After leading a decade-long armed struggle to dislodge the 240-year-old monarchy, Maoist chief Prachanda on Wednesday became the most powerful person in Nepal, who is set to head its next government after fulfilling his ambition of transforming the country into a republic.
With declaration of Nepal as a republic and abolishing the monarchy by the first meeting of Constituent Assembly on Wednesday, a new dawn has begun for the country to be led by the 53-year-old former rebel, who is now in his strongest position to rebuild the impoverished Himalayan country.
Prachanda, whose real name is Pushpa Kamal Dahal, led his party to a stunning victory in last month's Constituent Assembly polls where his party Communist Party of Nepal-Maoist bagged 220 seats in the 601-seat Constituent Assembly to emerge as the largest party.
Born on December 11, 1954, in the Annapurna region of Nepal, Prachanda spent much of his childhood in the Chitwan district and received a Bachelor of Science degree in Agriculture from the Institute of Agriculture and Animal Science in Rampur.
Prachanda became general secretary of the Communist Party of Nepal (Mashal) in 1986. This party, after a number of permutations became the Communist Party of Nepal-Maoist.
He led a bloody 10-year agitation, which was launched in 1996, against the monarchy in which more than 13,000 people have been killed.
Until recently, very little was known about Prachanda, who has three daughters and a son. The rebel leader was rarely seen in public during the violent agitation.
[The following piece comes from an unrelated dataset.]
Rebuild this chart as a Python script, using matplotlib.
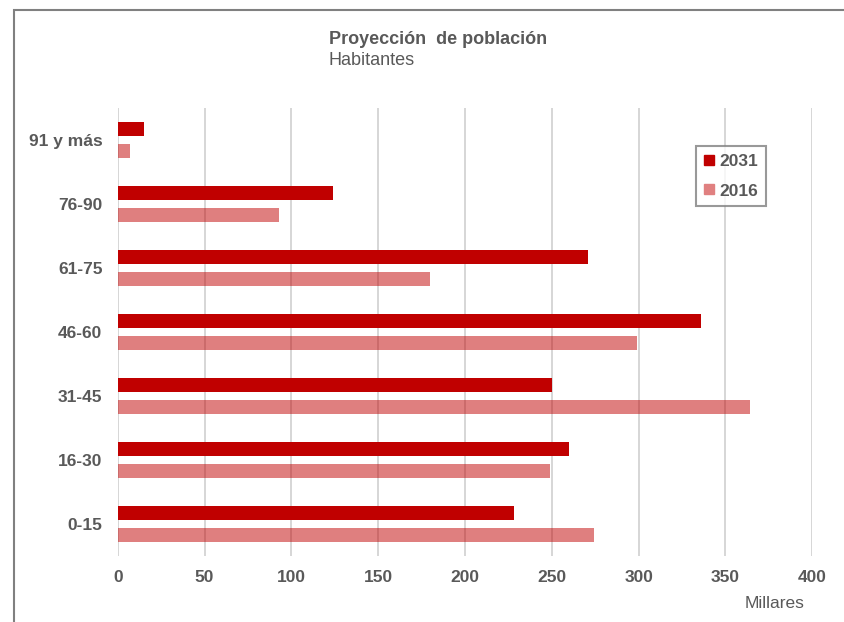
import matplotlib
matplotlib.use('Agg')
import matplotlib.pyplot as plt
from matplotlib.patches import Rectangle
from matplotlib.lines import Line2D
import numpy as np

# Data (miles de habitantes)
categories = ['0-15', '16-30', '31-45', '46-60', '61-75', '76-90', '91 y más']
pob_2031 = [228, 260, 250, 336, 271, 124, 15]
pob_2016 = [274, 249, 364, 299, 180, 93, 7]
x_ticks = [0, 50, 100, 150, 200, 250, 300, 350, 400]

dark_red = '#C00000'
gray_txt = '#595959'
grid_col = '#D3D3D3'

plt.rcParams['font.family'] = ['Liberation Sans', 'DejaVu Sans']

fig = plt.figure(figsize=(8.45, 6.22), dpi=100)
ax = fig.add_axes([117.7 / 845, 1 - 556 / 622, (812.3 - 117.7) / 845, 448 / 622])

# Outer frame of the chart
fig.patches.append(Rectangle((14 / 845, -0.1), 1.2, 1.1 - 10 / 622,
                             transform=fig.transFigure, fill=False,
                             edgecolor='#808080', linewidth=1.5))

y = np.arange(len(categories))
off = 0.172
h = 0.215
ax.barh(y + off, pob_2031, height=h, color=dark_red, label='2031', zorder=3)
ax.barh(y - off, pob_2016, height=h, color=dark_red, alpha=0.5, label='2016', zorder=3)

ax.set_xlim(0, 400)
ax.set_ylim(-0.5, len(categories) - 0.5)
ax.set_xticks(x_ticks)
ax.set_yticks(y)
ax.set_yticklabels(categories)
ax.set_axisbelow(True)
ax.grid(axis='x', color=grid_col, linewidth=1.3)
for s in ax.spines.values():
    s.set_visible(False)
ax.tick_params(axis='both', length=0, labelcolor=gray_txt, labelsize=12.5)
ax.tick_params(axis='x', pad=10)
ax.tick_params(axis='y', pad=11)
for lab in ax.get_xticklabels() + ax.get_yticklabels():
    lab.set_fontweight('bold')

# Legend
handles = [Line2D([], [], marker='s', linestyle='none', markersize=7, color=dark_red),
           Line2D([], [], marker='s', linestyle='none', markersize=7, color='#E08080')]
leg = ax.legend(handles, ['2031', '2016'], loc='upper left',
                bbox_to_anchor=((696 - 117.7) / 694.6, 1 - (145.7 - 108) / 448),
                frameon=True, fancybox=False, handlelength=0.6, handletextpad=0.3,
                borderpad=0.45, labelspacing=0.85, borderaxespad=0,
                prop={'weight': 'bold', 'size': 12.5})
leg.get_frame().set_edgecolor('#808080')
leg.get_frame().set_linewidth(1.5)
for t in leg.get_texts():
    t.set_color(gray_txt)

fig.text(329 / 845, 1 - 44 / 622, 'Proyección  de población', fontsize=13,
         fontweight='bold', color=gray_txt, va='baseline', ha='left')
fig.text(329 / 845, 1 - 65 / 622, 'Habitantes', fontsize=13,
         color=gray_txt, va='baseline', ha='left')
fig.text(775 / 845, 1 - 604 / 622, 'Millares', fontsize=12.5,
         color=gray_txt, va='center', ha='center')

fig.savefig('out.png', dpi=100, facecolor='white')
The Maoists participated in the country's first parliamentary elections in 1991. But, they said, their disenchantment with political squabbling and anger at the plight of the rural poor prompted them to take up arms.
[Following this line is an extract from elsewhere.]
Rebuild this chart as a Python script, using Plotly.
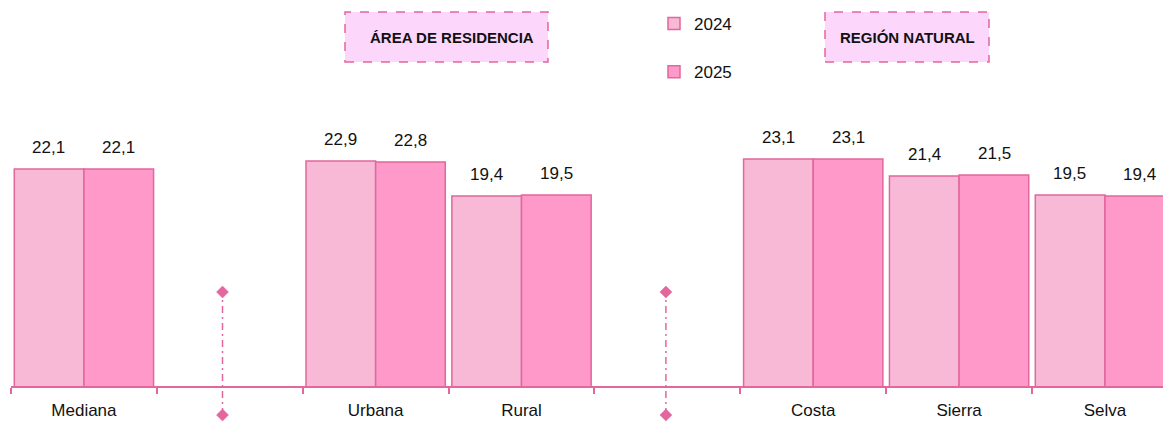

When Prachanda launched the armed rebellion, Nepal had just restored multi-party democracy after 30 years of direct rule by the king.
During the armed struggle, the Maoists have used threats, extortion and killings to get their way.
They had killed poor, innocent people and those who criticised their top leaders.
Prachanda and others have defended these tactics, arguing that during war such incidents do occur and that they regret mistakes.
Prachanda met for talks with Prime Minister Girija Prasad Koirala on June 16, 2006, in what was considered to be his first visit to the capital Kathmandu in more than a decade.
The subsequent peace process resulted in an agreement to dissolve Parliament, incorporate the CPN-M into a new interim government, draft a new constitution, and disband the CPN-M's "people's governments" operating in rural Nepal.
The two sides also agreed to disarm at a later date, under international supervision.
On September 18, 2007, the CPN-M pulled themselves out of the coalition government ahead of the Constituent Assembly election, demanding the declaration of a republic by Parliament and a system of proportional representation in the election.
The CPN-M rejoined the government on December 30, 2007, after an agreement to abolish the monarchy following the election and to have a system of partial proportional representation in the election.
In the April 2008 Constituent Assembly election, Prachanda was elected from Kathmandu constituency-10, winning by a large margin and receiving nearly twice as many votes as his nearest rival from the Nepali Congress.